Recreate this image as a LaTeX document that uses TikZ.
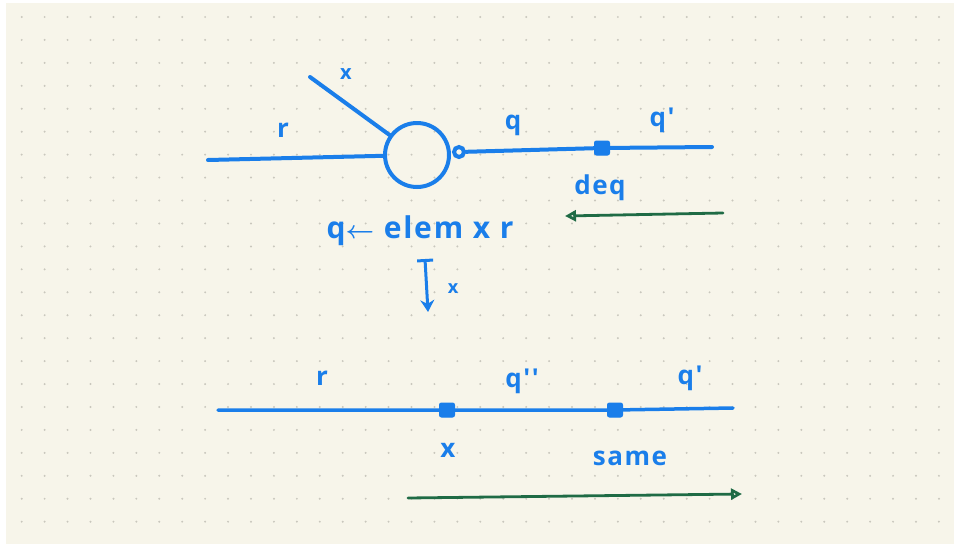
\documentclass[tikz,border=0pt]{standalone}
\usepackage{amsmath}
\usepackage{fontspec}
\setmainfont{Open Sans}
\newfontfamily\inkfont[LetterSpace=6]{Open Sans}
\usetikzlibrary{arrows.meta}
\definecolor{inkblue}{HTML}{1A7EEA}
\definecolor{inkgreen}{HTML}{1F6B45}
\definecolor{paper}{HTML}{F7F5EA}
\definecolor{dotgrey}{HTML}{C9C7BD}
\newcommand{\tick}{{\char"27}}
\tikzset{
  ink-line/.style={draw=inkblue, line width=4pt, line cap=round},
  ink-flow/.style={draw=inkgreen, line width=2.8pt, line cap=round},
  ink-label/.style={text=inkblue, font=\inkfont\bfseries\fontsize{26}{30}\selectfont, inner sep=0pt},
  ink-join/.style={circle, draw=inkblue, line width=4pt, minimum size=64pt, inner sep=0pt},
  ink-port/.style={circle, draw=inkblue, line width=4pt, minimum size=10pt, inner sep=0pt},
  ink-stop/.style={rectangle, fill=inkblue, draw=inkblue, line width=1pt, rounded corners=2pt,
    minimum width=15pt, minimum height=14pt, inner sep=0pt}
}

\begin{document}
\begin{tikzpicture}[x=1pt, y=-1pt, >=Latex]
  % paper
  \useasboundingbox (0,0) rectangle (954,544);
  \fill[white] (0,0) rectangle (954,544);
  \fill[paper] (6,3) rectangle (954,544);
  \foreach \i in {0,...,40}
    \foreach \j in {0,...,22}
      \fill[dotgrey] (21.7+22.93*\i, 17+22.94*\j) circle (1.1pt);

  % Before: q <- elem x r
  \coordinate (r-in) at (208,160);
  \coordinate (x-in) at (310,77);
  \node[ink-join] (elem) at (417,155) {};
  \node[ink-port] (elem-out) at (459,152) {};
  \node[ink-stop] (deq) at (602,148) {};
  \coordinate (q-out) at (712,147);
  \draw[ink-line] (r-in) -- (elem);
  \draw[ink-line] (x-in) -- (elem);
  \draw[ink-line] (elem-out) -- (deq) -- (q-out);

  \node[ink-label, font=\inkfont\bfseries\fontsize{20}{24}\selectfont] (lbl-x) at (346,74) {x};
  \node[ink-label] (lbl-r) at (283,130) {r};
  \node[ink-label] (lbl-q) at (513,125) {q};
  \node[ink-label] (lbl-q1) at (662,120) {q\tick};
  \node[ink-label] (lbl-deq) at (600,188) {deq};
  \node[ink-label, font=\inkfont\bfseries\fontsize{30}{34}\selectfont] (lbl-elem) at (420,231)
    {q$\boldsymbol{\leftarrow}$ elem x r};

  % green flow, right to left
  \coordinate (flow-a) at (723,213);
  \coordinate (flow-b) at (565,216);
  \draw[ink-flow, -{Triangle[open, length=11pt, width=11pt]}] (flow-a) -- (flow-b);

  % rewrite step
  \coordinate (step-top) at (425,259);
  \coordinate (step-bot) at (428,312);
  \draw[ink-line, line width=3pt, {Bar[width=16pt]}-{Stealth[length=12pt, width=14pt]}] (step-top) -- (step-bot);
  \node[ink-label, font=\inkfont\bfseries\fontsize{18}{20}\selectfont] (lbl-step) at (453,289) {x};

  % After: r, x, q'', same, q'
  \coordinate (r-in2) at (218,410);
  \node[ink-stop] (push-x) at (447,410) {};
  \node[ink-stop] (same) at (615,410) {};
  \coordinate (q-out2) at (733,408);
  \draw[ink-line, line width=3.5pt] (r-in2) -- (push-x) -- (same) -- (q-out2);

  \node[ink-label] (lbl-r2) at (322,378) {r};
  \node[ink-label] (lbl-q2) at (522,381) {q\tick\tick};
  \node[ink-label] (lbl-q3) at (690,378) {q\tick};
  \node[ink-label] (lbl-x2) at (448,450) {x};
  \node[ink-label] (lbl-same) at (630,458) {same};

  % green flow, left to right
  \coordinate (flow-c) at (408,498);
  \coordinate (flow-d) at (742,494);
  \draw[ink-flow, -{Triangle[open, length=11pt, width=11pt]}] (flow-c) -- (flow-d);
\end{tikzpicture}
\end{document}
+ + +
■ Request ■
Print the whole listing above once more, word for word, without its pictures.

■ In response ■
Recreate this image as a LaTeX document that uses TikZ.
\documentclass[tikz,border=0pt]{standalone}
\usepackage{amsmath}
\usepackage{fontspec}
\setmainfont{Open Sans}
\newfontfamily\inkfont[LetterSpace=6]{Open Sans}
\usetikzlibrary{arrows.meta}
\definecolor{inkblue}{HTML}{1A7EEA}
\definecolor{inkgreen}{HTML}{1F6B45}
\definecolor{paper}{HTML}{F7F5EA}
\definecolor{dotgrey}{HTML}{C9C7BD}
\newcommand{\tick}{{\char"27}}
\tikzset{
  ink-line/.style={draw=inkblue, line width=4pt, line cap=round},
  ink-flow/.style={draw=inkgreen, line width=2.8pt, line cap=round},
  ink-label/.style={text=inkblue, font=\inkfont\bfseries\fontsize{26}{30}\selectfont, inner sep=0pt},
  ink-join/.style={circle, draw=inkblue, line width=4pt, minimum size=64pt, inner sep=0pt},
  ink-port/.style={circle, draw=inkblue, line width=4pt, minimum size=10pt, inner sep=0pt},
  ink-stop/.style={rectangle, fill=inkblue, draw=inkblue, line width=1pt, rounded corners=2pt,
    minimum width=15pt, minimum height=14pt, inner sep=0pt}
}

\begin{document}
\begin{tikzpicture}[x=1pt, y=-1pt, >=Latex]
  % paper
  \useasboundingbox (0,0) rectangle (954,544);
  \fill[white] (0,0) rectangle (954,544);
  \fill[paper] (6,3) rectangle (954,544);
  \foreach \i in {0,...,40}
    \foreach \j in {0,...,22}
      \fill[dotgrey] (21.7+22.93*\i, 17+22.94*\j) circle (1.1pt);

  % Before: q <- elem x r
  \coordinate (r-in) at (208,160);
  \coordinate (x-in) at (310,77);
  \node[ink-join] (elem) at (417,155) {};
  \node[ink-port] (elem-out) at (459,152) {};
  \node[ink-stop] (deq) at (602,148) {};
  \coordinate (q-out) at (712,147);
  \draw[ink-line] (r-in) -- (elem);
  \draw[ink-line] (x-in) -- (elem);
  \draw[ink-line] (elem-out) -- (deq) -- (q-out);

  \node[ink-label, font=\inkfont\bfseries\fontsize{20}{24}\selectfont] (lbl-x) at (346,74) {x};
  \node[ink-label] (lbl-r) at (283,130) {r};
  \node[ink-label] (lbl-q) at (513,125) {q};
  \node[ink-label] (lbl-q1) at (662,120) {q\tick};
  \node[ink-label] (lbl-deq) at (600,188) {deq};
  \node[ink-label, font=\inkfont\bfseries\fontsize{30}{34}\selectfont] (lbl-elem) at (420,231)
    {q$\boldsymbol{\leftarrow}$ elem x r};

  % green flow, right to left
  \coordinate (flow-a) at (723,213);
  \coordinate (flow-b) at (565,216);
  \draw[ink-flow, -{Triangle[open, length=11pt, width=11pt]}] (flow-a) -- (flow-b);

  % rewrite step
  \coordinate (step-top) at (425,259);
  \coordinate (step-bot) at (428,312);
  \draw[ink-line, line width=3pt, {Bar[width=16pt]}-{Stealth[length=12pt, width=14pt]}] (step-top) -- (step-bot);
  \node[ink-label, font=\inkfont\bfseries\fontsize{18}{20}\selectfont] (lbl-step) at (453,289) {x};

  % After: r, x, q'', same, q'
  \coordinate (r-in2) at (218,410);
  \node[ink-stop] (push-x) at (447,410) {};
  \node[ink-stop] (same) at (615,410) {};
  \coordinate (q-out2) at (733,408);
  \draw[ink-line, line width=3.5pt] (r-in2) -- (push-x) -- (same) -- (q-out2);

  \node[ink-label] (lbl-r2) at (322,378) {r};
  \node[ink-label] (lbl-q2) at (522,381) {q\tick\tick};
  \node[ink-label] (lbl-q3) at (690,378) {q\tick};
  \node[ink-label] (lbl-x2) at (448,450) {x};
  \node[ink-label] (lbl-same) at (630,458) {same};

  % green flow, left to right
  \coordinate (flow-c) at (408,498);
  \coordinate (flow-d) at (742,494);
  \draw[ink-flow, -{Triangle[open, length=11pt, width=11pt]}] (flow-c) -- (flow-d);
\end{tikzpicture}
\end{document}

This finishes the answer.